------ Material for the task
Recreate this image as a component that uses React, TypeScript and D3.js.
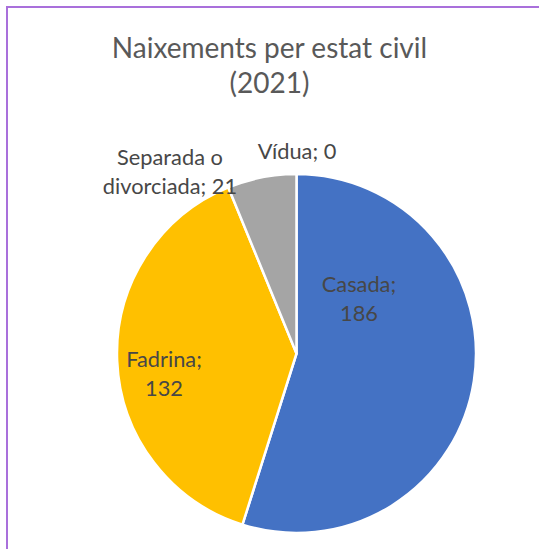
------------
------ Material for the task
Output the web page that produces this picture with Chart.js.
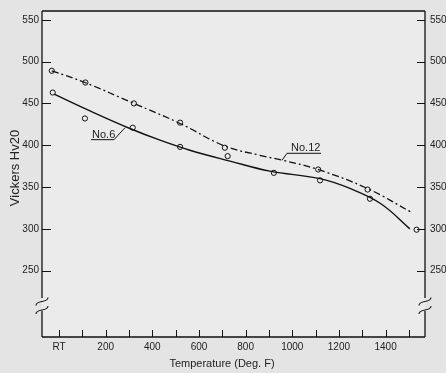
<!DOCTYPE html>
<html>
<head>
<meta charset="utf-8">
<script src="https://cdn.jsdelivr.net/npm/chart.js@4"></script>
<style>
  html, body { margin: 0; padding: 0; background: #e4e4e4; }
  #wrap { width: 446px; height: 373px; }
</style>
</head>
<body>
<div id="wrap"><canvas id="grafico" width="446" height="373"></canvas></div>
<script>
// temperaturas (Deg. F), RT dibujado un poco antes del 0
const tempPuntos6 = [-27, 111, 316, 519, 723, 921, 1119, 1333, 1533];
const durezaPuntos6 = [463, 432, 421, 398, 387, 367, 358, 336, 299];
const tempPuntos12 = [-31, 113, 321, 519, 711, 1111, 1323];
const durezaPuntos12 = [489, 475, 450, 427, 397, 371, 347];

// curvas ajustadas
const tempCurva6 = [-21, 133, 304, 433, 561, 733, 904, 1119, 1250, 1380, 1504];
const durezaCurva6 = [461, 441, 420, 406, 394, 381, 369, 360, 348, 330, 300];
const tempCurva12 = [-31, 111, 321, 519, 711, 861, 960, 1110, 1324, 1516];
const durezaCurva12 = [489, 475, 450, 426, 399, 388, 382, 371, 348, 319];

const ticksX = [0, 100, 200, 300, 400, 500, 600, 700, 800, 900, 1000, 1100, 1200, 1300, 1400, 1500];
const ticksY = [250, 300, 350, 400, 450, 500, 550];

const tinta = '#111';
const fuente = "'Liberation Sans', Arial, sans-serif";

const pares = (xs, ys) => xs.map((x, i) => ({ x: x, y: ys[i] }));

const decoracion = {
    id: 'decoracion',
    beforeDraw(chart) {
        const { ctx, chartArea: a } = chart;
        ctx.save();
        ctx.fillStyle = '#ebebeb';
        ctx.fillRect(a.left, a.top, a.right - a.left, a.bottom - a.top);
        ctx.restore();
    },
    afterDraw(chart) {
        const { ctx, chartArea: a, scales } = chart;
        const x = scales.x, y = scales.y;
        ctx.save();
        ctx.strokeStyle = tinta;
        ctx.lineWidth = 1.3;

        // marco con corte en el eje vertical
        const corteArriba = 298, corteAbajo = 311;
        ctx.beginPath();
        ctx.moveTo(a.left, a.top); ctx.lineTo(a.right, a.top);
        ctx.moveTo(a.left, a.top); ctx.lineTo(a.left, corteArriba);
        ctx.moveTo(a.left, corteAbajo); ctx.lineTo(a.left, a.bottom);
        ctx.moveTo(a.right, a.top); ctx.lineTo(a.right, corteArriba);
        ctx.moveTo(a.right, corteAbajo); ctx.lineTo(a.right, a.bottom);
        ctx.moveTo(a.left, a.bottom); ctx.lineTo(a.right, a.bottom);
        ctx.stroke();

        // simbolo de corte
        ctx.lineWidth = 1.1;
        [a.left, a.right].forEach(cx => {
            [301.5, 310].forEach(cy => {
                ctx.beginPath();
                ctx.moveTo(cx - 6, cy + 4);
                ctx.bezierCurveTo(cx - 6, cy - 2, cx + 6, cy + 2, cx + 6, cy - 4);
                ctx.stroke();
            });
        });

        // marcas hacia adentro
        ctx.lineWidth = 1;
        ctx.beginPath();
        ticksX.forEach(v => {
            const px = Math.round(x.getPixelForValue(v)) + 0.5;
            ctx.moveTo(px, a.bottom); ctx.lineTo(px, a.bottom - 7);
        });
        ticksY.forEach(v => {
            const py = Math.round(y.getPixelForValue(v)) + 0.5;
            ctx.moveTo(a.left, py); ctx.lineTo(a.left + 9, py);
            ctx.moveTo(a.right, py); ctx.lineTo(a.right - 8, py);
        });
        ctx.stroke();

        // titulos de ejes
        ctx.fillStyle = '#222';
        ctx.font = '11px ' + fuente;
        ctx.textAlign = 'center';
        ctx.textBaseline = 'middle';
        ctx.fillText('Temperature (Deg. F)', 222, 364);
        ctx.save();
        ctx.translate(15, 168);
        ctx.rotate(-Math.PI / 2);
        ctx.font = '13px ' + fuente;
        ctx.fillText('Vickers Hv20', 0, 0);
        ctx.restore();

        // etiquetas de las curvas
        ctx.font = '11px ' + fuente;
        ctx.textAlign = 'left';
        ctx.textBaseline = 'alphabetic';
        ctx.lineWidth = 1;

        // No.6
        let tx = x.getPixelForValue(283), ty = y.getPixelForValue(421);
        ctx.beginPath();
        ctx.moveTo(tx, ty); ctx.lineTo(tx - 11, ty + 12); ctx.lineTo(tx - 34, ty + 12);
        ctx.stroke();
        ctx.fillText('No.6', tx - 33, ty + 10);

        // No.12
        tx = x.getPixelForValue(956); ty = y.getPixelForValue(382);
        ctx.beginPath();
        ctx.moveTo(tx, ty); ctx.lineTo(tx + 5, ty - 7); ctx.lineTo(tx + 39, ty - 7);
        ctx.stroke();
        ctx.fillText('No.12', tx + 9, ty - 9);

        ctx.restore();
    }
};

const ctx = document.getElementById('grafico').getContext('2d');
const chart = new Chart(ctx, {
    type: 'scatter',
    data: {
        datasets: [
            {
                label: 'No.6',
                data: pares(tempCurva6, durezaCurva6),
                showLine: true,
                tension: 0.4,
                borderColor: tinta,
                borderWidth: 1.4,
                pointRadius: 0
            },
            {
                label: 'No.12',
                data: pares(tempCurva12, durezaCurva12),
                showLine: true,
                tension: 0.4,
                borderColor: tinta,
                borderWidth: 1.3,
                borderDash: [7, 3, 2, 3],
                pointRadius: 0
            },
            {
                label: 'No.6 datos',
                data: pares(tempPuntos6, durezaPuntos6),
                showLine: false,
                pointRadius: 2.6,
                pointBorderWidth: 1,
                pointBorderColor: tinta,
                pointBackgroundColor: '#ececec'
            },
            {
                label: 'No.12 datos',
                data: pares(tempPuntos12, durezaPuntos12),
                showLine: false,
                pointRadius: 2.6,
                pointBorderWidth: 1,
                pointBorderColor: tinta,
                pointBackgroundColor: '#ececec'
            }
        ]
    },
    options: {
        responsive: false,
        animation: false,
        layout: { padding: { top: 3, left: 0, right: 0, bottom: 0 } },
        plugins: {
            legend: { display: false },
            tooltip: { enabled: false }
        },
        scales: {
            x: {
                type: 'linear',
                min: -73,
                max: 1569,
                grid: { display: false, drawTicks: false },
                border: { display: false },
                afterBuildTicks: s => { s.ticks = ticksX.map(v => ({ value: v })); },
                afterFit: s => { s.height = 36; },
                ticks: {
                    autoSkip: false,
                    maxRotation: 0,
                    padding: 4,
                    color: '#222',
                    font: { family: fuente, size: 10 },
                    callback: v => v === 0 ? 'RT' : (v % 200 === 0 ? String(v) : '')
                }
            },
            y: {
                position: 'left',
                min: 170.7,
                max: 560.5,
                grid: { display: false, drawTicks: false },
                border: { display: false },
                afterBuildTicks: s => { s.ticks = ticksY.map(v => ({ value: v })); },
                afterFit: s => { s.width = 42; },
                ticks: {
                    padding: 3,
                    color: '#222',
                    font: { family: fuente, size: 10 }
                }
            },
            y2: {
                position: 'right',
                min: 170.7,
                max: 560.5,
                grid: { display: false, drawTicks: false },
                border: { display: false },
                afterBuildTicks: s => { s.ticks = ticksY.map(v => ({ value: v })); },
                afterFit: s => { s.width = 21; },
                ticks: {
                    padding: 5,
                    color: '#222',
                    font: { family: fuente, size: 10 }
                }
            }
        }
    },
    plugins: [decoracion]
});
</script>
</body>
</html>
------------
------ Material for the task
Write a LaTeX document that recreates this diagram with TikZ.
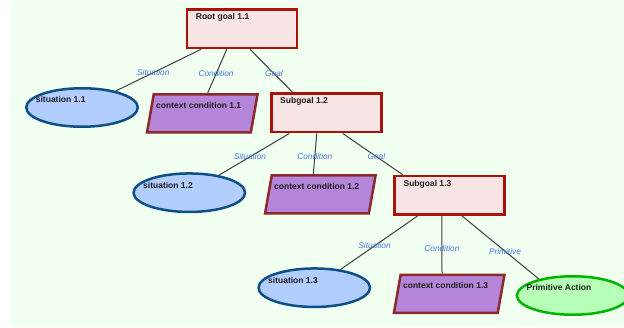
------------
• [Request]: Spot every line that holds "with" and copy it.

• [Correct output]:
Output the web page that produces this picture with Chart.js.
Write a LaTeX document that recreates this diagram with TikZ.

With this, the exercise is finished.